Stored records
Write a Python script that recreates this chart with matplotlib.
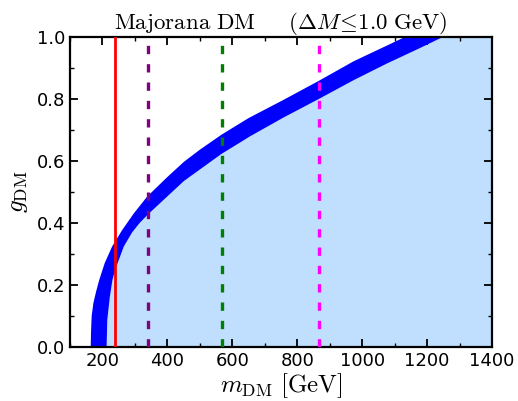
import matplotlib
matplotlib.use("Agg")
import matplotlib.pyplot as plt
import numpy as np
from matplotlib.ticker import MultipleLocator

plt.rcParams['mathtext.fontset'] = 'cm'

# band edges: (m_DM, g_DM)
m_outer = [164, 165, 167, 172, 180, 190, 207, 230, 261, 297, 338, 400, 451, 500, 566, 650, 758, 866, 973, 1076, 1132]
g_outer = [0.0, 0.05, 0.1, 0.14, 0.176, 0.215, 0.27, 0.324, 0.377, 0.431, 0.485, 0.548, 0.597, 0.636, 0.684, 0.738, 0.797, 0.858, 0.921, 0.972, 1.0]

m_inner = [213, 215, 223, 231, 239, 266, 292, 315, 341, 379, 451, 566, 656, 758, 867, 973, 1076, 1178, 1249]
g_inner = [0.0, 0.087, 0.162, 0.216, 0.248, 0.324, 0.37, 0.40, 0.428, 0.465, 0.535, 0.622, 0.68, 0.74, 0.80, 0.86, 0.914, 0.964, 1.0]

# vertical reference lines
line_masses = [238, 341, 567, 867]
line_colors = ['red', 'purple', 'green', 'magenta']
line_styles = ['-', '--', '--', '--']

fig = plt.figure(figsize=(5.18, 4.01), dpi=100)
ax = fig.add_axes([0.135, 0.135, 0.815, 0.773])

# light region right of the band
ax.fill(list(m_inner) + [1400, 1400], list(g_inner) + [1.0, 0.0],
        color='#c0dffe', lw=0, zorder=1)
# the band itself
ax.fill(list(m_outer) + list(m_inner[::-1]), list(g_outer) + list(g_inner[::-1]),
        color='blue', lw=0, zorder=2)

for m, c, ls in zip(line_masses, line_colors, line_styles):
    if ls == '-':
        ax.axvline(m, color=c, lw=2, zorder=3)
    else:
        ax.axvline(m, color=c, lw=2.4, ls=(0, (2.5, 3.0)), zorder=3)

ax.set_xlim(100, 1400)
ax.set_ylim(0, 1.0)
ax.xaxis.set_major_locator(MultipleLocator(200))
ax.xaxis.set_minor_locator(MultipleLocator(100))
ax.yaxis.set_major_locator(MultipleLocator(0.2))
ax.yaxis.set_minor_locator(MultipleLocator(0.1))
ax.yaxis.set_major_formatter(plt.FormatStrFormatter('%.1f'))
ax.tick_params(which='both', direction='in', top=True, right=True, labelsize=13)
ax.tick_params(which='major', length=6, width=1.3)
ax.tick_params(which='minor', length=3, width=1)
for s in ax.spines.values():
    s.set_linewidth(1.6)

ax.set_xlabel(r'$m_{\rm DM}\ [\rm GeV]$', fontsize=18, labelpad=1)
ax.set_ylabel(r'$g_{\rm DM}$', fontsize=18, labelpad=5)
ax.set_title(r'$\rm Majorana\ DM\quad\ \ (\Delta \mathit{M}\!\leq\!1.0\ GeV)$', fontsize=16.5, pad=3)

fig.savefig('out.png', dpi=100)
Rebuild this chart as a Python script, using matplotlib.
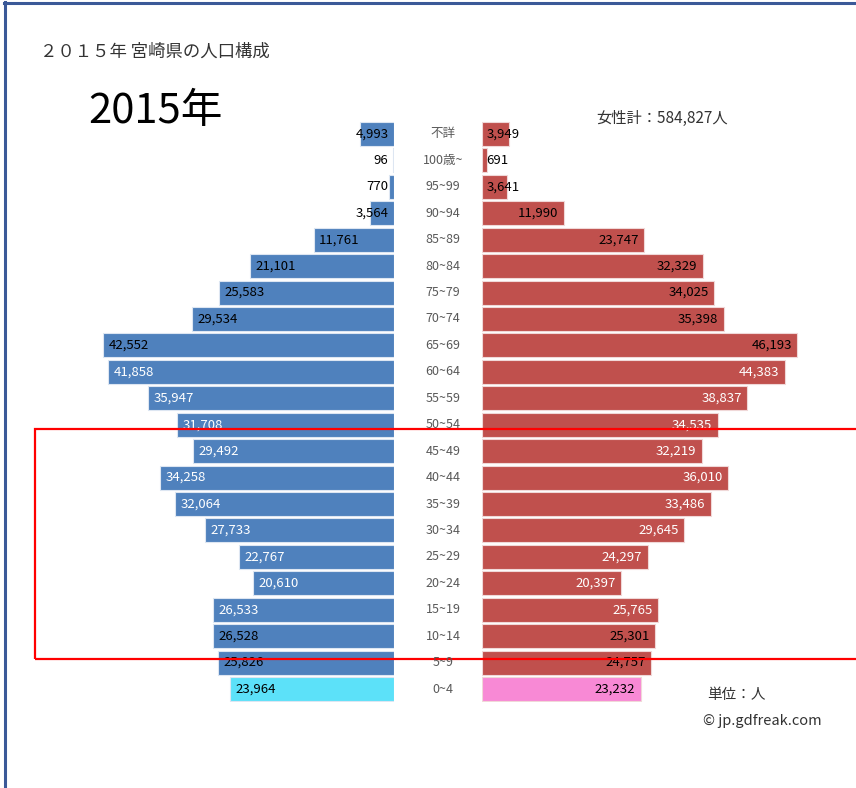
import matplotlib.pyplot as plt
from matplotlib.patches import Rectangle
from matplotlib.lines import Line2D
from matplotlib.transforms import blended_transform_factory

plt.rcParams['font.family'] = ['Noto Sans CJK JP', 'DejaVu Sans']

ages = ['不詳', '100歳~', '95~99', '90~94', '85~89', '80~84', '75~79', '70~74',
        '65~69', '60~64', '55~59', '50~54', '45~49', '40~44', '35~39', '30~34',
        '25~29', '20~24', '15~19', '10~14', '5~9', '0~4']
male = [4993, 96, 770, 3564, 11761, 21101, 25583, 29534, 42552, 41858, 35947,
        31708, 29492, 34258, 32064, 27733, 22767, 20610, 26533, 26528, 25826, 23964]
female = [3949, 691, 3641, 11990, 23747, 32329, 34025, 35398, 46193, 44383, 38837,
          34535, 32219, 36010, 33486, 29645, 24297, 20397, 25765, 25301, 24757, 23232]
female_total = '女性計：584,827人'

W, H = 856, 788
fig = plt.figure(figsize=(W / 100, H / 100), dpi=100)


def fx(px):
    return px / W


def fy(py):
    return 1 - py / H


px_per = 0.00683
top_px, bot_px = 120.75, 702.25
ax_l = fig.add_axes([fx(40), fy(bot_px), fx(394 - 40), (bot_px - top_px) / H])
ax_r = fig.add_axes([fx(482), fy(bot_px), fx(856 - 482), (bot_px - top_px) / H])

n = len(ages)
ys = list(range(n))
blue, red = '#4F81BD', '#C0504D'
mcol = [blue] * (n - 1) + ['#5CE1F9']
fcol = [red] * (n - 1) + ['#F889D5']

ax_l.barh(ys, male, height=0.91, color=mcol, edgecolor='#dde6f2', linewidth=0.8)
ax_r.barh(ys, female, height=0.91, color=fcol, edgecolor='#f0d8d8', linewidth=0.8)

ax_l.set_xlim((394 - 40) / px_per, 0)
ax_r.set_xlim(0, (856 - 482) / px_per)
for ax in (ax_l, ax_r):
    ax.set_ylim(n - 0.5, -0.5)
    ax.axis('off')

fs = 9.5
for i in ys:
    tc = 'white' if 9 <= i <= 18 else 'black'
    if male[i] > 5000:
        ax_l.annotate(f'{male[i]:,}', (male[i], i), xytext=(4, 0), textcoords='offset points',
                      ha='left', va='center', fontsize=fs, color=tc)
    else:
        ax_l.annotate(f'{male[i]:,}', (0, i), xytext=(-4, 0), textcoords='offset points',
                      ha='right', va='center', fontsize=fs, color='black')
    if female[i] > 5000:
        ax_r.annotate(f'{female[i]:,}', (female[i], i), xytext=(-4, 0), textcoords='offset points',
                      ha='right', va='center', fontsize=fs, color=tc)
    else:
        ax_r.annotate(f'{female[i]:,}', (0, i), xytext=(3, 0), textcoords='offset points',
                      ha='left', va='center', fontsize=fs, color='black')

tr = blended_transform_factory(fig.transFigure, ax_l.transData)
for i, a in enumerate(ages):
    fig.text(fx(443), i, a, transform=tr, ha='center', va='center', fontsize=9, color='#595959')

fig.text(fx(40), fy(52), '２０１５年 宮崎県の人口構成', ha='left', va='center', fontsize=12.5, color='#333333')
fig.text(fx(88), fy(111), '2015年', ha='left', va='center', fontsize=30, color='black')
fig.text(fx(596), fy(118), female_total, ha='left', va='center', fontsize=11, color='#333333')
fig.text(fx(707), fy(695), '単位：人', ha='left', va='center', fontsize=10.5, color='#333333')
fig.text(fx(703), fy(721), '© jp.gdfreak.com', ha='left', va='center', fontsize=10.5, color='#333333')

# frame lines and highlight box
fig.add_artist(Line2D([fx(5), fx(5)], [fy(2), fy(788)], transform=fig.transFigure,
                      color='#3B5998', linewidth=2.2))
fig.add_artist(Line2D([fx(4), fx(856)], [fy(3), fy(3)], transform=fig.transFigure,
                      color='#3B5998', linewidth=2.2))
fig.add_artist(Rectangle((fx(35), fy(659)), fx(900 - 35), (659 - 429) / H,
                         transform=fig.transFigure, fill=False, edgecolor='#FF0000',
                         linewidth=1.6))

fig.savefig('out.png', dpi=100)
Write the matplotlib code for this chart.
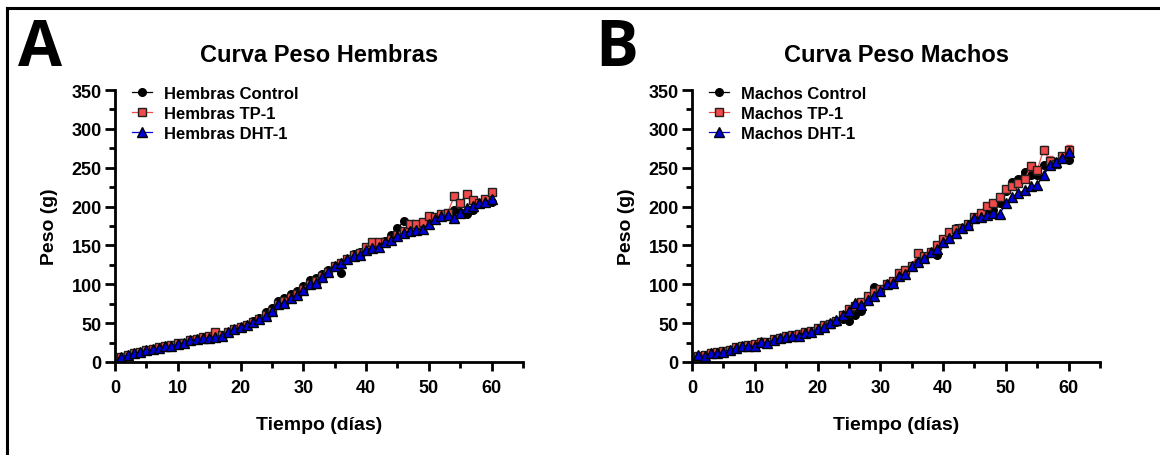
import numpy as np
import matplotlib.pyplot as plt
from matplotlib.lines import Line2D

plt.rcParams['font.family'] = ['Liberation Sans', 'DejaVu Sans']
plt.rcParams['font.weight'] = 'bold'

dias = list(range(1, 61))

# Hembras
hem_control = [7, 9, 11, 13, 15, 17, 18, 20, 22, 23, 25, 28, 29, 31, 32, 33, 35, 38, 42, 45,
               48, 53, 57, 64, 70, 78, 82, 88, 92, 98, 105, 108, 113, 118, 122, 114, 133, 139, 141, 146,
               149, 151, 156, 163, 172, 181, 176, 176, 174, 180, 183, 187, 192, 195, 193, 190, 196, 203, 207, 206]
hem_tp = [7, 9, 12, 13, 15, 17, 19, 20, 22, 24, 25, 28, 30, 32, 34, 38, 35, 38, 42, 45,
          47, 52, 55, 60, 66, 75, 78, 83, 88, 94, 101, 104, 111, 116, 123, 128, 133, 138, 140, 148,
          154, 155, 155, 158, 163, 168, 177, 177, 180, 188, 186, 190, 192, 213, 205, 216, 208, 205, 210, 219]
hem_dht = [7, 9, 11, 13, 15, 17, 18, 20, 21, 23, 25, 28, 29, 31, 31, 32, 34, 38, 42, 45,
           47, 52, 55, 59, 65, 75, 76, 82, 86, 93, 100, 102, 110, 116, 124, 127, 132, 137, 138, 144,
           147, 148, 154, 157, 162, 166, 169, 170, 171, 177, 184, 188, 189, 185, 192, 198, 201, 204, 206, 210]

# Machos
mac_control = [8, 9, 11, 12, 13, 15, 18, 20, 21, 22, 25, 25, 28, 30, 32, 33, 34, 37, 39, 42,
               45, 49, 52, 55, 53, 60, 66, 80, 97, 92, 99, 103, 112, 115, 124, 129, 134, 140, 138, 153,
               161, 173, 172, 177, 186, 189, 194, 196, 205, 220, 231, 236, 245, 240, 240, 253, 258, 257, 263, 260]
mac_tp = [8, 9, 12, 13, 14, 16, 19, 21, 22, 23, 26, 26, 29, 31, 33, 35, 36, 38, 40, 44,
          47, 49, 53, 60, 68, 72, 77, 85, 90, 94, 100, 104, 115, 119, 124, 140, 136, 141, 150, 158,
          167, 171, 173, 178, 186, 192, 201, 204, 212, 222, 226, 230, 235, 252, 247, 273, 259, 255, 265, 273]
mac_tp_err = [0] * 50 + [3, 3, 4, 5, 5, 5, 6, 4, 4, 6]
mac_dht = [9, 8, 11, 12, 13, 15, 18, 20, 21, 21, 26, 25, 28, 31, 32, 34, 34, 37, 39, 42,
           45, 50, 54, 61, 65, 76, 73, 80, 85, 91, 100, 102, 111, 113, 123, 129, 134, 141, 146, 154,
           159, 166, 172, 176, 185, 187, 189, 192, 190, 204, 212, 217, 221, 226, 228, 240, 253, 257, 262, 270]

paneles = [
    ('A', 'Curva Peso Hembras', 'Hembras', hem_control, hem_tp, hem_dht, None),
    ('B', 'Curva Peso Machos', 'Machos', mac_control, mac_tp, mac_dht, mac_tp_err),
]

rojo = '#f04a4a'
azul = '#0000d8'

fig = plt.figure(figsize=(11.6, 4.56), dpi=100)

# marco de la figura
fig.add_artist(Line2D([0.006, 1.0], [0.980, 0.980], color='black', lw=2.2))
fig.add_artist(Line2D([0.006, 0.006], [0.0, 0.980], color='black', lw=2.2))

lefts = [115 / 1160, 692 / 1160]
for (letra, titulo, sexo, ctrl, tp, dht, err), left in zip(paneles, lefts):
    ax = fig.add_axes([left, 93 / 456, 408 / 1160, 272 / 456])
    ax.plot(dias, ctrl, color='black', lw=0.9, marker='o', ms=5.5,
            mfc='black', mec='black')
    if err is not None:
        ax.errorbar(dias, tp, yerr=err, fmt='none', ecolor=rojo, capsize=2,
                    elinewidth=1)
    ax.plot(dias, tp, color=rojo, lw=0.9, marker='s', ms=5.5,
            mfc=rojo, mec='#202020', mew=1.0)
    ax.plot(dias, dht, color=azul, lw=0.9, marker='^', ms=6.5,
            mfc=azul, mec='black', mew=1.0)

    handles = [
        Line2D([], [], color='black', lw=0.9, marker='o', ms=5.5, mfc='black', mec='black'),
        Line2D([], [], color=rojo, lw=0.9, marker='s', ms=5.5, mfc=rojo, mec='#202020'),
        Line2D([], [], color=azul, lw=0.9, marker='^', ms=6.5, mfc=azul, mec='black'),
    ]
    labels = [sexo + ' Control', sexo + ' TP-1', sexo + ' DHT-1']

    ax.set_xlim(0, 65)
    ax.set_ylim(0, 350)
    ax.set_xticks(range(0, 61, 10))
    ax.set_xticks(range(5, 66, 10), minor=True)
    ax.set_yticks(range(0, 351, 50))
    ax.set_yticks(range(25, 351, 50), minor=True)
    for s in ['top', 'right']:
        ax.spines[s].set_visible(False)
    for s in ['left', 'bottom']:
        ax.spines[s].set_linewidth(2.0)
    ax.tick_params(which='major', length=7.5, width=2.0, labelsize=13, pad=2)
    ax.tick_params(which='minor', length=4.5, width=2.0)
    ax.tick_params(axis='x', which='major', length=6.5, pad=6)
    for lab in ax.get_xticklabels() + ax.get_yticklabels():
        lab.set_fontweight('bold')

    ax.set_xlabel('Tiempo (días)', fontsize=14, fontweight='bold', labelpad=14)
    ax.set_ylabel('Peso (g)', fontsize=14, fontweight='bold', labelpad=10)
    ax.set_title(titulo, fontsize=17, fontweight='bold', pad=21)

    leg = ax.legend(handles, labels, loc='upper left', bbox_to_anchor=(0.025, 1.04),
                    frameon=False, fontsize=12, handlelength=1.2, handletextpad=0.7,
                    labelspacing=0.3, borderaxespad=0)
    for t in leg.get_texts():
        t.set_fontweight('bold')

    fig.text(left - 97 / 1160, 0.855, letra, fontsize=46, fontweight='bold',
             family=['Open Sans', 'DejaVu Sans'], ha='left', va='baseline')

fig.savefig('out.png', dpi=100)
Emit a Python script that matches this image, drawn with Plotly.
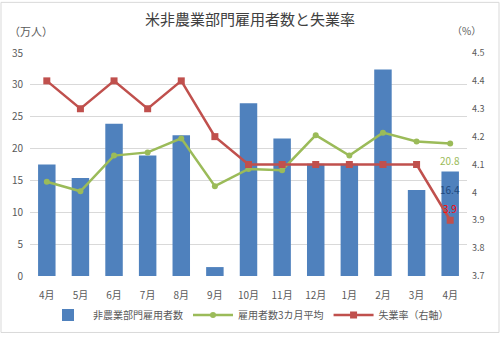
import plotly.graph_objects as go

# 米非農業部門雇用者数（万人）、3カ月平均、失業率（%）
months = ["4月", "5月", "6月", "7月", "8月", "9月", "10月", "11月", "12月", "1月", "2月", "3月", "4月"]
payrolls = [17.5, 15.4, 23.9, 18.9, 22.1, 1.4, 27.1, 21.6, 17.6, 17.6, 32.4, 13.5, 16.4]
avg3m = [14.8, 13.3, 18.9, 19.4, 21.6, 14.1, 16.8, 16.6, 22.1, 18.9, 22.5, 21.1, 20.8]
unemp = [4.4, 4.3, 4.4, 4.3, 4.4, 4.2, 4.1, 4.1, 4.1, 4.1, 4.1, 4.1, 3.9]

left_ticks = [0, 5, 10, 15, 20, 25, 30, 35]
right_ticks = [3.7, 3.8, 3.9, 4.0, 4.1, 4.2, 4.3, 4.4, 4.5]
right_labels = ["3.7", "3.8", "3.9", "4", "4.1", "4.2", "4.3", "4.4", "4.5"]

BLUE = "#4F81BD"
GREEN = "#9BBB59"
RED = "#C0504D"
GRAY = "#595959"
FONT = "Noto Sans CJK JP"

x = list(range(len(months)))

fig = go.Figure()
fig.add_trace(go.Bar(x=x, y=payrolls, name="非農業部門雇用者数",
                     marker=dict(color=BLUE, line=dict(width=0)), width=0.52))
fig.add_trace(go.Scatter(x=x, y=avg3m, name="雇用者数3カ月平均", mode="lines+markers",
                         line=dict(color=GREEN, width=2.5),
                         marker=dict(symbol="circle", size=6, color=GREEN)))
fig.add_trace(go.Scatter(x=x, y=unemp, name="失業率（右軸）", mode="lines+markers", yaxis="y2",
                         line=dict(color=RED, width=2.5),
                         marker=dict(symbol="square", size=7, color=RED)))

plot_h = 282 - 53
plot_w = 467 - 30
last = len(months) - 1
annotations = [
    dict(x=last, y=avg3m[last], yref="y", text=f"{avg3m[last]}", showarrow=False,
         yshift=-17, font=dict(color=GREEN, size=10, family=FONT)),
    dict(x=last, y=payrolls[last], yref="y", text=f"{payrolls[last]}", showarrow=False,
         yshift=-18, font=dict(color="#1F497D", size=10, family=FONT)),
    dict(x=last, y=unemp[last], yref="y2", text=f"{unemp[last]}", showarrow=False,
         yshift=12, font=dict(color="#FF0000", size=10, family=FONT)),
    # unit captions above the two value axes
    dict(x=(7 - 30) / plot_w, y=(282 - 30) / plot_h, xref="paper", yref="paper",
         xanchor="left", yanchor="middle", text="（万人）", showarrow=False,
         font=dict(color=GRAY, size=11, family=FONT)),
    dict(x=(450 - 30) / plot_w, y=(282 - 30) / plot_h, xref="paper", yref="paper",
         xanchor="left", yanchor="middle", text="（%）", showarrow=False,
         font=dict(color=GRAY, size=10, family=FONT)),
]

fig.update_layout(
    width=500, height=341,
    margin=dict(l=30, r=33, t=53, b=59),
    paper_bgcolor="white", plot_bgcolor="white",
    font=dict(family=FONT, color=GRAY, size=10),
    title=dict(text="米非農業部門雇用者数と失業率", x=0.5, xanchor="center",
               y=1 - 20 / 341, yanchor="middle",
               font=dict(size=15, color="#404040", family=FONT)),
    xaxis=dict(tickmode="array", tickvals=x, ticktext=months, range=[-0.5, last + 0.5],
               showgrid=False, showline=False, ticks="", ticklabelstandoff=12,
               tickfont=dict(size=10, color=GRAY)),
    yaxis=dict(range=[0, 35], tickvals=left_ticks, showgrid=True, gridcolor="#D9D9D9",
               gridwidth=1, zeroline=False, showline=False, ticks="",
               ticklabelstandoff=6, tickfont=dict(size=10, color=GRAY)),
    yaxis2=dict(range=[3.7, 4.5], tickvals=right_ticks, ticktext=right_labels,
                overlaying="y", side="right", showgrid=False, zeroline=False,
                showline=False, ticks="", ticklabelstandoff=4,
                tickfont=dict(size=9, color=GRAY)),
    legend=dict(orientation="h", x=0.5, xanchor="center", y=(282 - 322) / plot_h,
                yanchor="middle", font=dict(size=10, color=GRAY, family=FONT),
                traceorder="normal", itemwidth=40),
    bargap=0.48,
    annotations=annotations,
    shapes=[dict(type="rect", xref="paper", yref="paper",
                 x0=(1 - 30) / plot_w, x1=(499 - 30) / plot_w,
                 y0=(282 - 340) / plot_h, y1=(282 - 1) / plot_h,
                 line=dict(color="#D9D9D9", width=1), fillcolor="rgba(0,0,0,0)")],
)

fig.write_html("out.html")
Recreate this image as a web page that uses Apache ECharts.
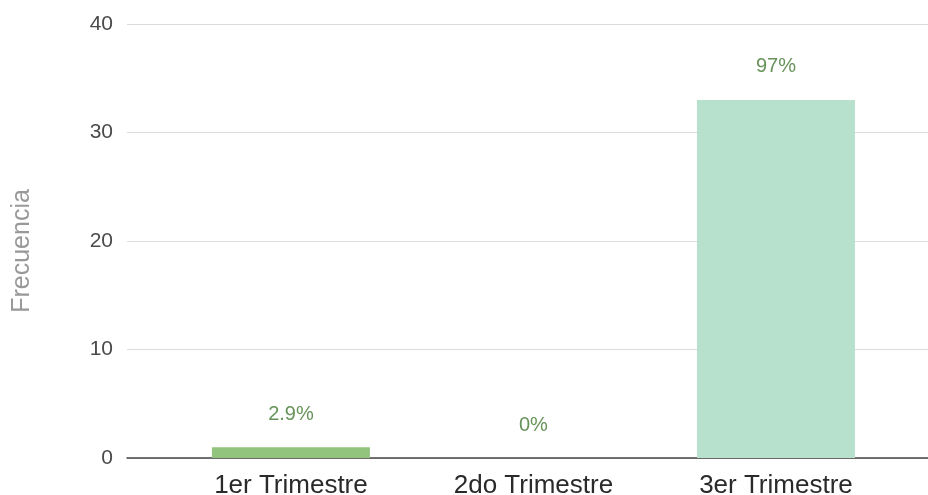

Task instructions: Keep to the lines between the line with "Write the matplotlib code for this chart." and the line with "dias = list(range(1, 61))", inclusive, and transcribe them without pictures.

Exercise output:
Write the matplotlib code for this chart.
import numpy as np
import matplotlib.pyplot as plt
from matplotlib.lines import Line2D

plt.rcParams['font.family'] = ['Liberation Sans', 'DejaVu Sans']
plt.rcParams['font.weight'] = 'bold'

dias = list(range(1, 61))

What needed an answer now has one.